‘All that is needed to caricature an oppressor is to portray him exactly as he is.’

The other day Cabinet Magazine sent out a fresh link to their June 2024 essay by James G. Harper and Philip W. Scher, “Looking Back At The White Man: The Story of Julius Lips.”

The title is a reference to the working title of Lips’ own multiyear research project, begun while he was a promising, young anthropologist in Cologne who was made director of the Rautenstrauch-Joest Museum in 1928: “How The Black Man Looks At The White Man.” Lips had collected depictions of European colonizers by indigenous people across Africa, North America, and Oceania, the source material for a counter-narrative of the civilizing myths of white supremacy.

In 1933 Lips was forced out by nazis who worked for months with complicit colleagues of his to seize control of his research. He smuggled it and his wife out of Germany, through France, and to the US, where his book was published in 1938 with the title, The Savage Hits Back. Though happy to dunk on nazis, the US anthropology world didn’t seem to receptive to his anti-racist take, and ignored or took issue with discrepancies in his interpretations. Still, Harper & Scher make a case for Lips as an important progenitor of anti-colonialist theory.

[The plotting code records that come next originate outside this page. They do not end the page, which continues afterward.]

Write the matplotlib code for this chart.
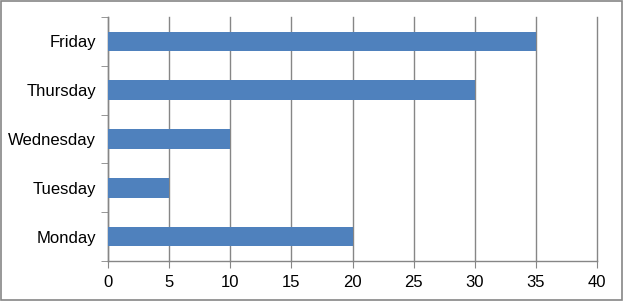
import numpy as np
import matplotlib.pyplot as plt
from matplotlib.patches import Rectangle

days = ["Monday", "Tuesday", "Wednesday", "Thursday", "Friday"]
values = [20, 5, 10, 30, 35]
xticks = [0, 5, 10, 15, 20, 25, 30, 35, 40]

plt.rcParams['font.family'] = ['Liberation Sans', 'DejaVu Sans']
gray = "#868686"

fig = plt.figure(figsize=(6.24, 3.02), dpi=100)
fig.patches.append(Rectangle((0.002, 0.008), 0.994, 0.988, transform=fig.transFigure,
                             fill=False, edgecolor=gray, linewidth=1.2))
ax = fig.add_axes([0.1731, 0.1358, 0.7837, 0.8079])

pos = np.arange(len(days))
ax.barh(pos, values, height=0.4, color="#4f81bd", zorder=3)

ax.set_xlim(0, 40)
ax.set_ylim(-0.5, len(days) - 0.5)
ax.set_xticks(xticks)
ax.set_yticks(pos)
ax.set_yticklabels(days)
ax.set_yticks(np.arange(-0.5, len(days), 1.0), minor=True)
ax.grid(axis="x", color=gray, linewidth=1, zorder=0)
for gl in ax.get_xgridlines():
    gl.set_clip_on(False)

for s in ["top", "right"]:
    ax.spines[s].set_visible(False)
for s in ["left", "bottom"]:
    ax.spines[s].set_color(gray)
    ax.spines[s].set_linewidth(1)

ax.tick_params(axis="y", which="major", length=0, pad=8.5, labelsize=12)
ax.tick_params(axis="y", which="minor", length=5, color=gray, direction="out")
ax.tick_params(axis="x", length=5, color=gray, direction="out", labelsize=12, pad=5)

fig.savefig("out.png", dpi=100)
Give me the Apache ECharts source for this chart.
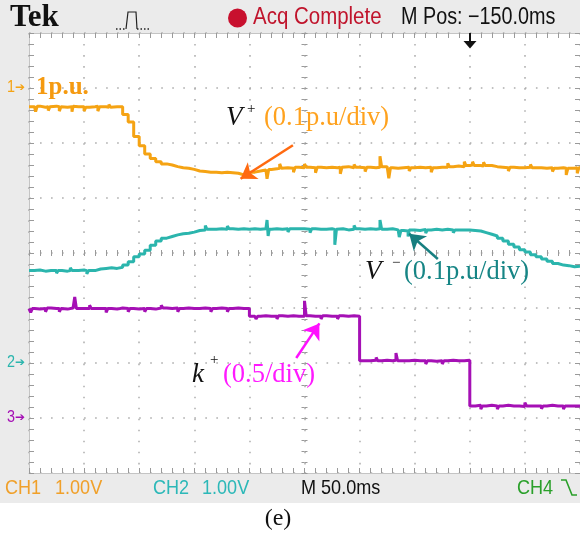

The Savage Hits Back is on the Internet Archive in a nearly illegible scan. His former museum in Cologne did an exhibition revisiting Lips work in 2018, which might be the same show that turned up at the Haus der Kulturen der Welt in Berlin in 2019 as Spectral-White. Wait, no, this is not right. Harper & Scher’s first footnote is a big vague/wrong about this sequence of events.Anna Brus staged a symposium, “The Savage Hits Back Revisited,” in Cologne, at the Rautenstrauch-Joest Museum, in February 2016. Brus also co-curated the show, Spektral-Weiss, at HKW in 2019. The publication Brus edited, which accompanied the show, was The Savage Hits Back Revisited: Art and Alterity in the Colonial Encounter, and I assume it was the proceedings of the 2016 symposium.

The Julius Lips pullquote for the HKW exhibition, “All that is needed to caricature an oppressor is to portray him exactly as he is.” sounds like the kind of thing that could drive nazis berserk all over again, even today.